The ultraconservative Islamist group appears more committed to its beliefs than to being internationally recognized, Biden said, but he added that it must secure diplomatic support in order to survive.

“They also care about whether they have food to eat, whether they have an income that can ... run an economy, they care about whether they can hold together a society that they say they care so much about,” he said. “I’m not counting on any of that.”

Biden said he has discussed helping Afghan women evacuate their country and has directed U.S. troops to put them — and their families, if possible — on planes. But he acknowledged that he can’t help everyone.

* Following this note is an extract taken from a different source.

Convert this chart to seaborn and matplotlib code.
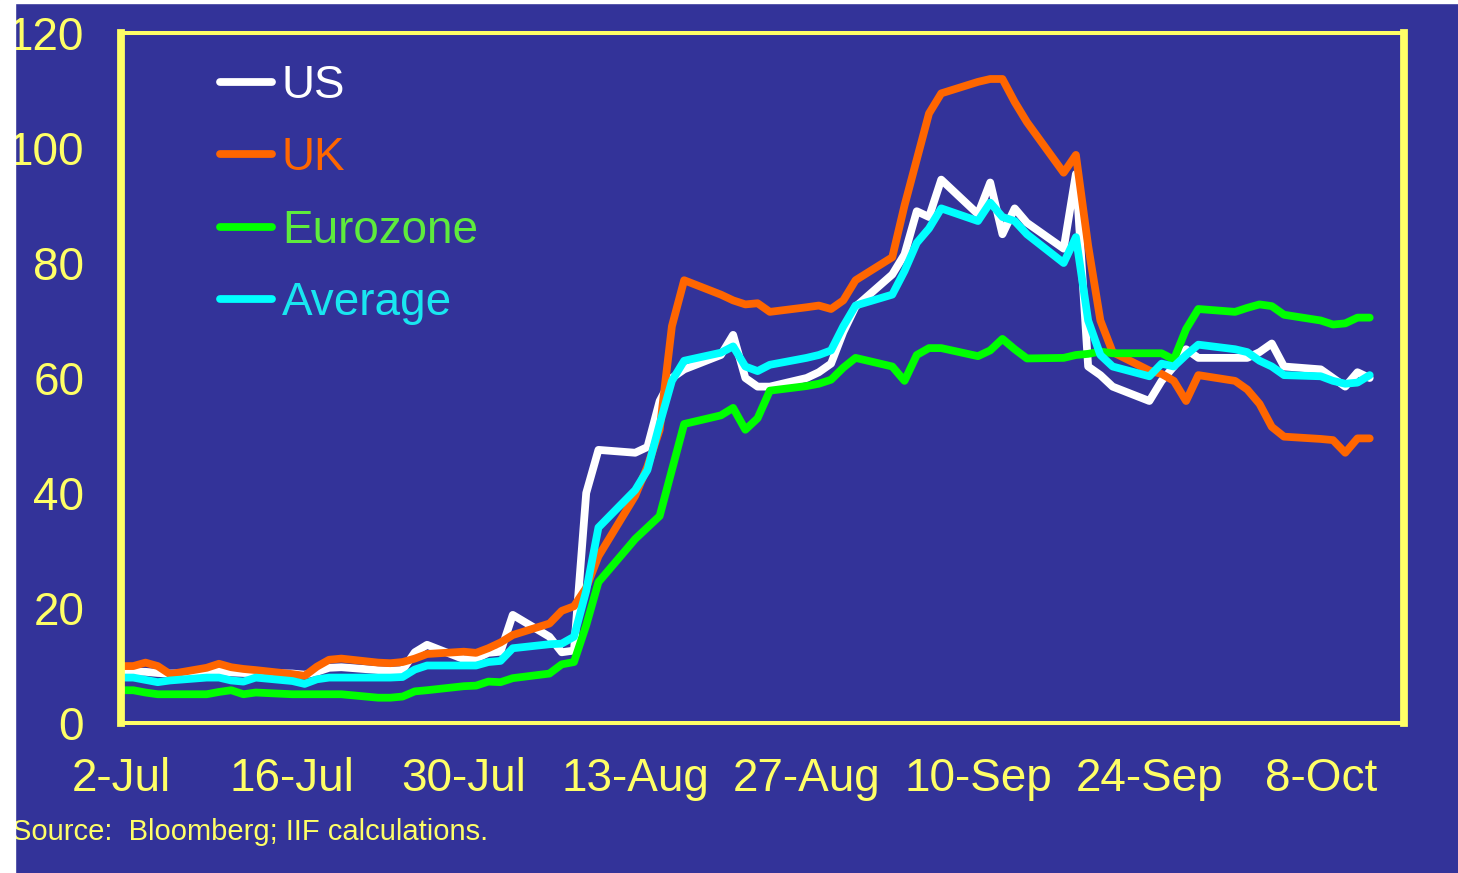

“The idea that we’re able to deal with the rights of women around the world by military force is not rational. Not rational. Look what’s happened to the Uighurs in western China. Look what’s happening in other parts of the world,” the president said. “There are a lot of places where women are being subjugated. The way to deal with that is not with a military invasion. The way to deal with that is putting economic, diplomatic, and international pressure on them to change their behavior.”

A Taliban spokesperson on Tuesday promised that women’s rights will be respected, within the norms of Islamic law, and that the group’s insurgents would not exact revenge on anyone who worked with the previous government or foreign forces. Many Afghans remain skeptical, however.

Biden admitted to Stephanopoulos that his administration hadn’t anticipated the Taliban making evacuation efforts as difficult and it has.

“Look, one of the things we didn’t know is what the Taliban would do in terms of trying to keep people from getting out ― what they would do,” he said. “What are they doing now? They’re cooperating, letting American citizens get out, American personnel get out.” But he said “we’re having some more difficulty” helping people in Afghanistan who have provided support to the U.S. military over the years.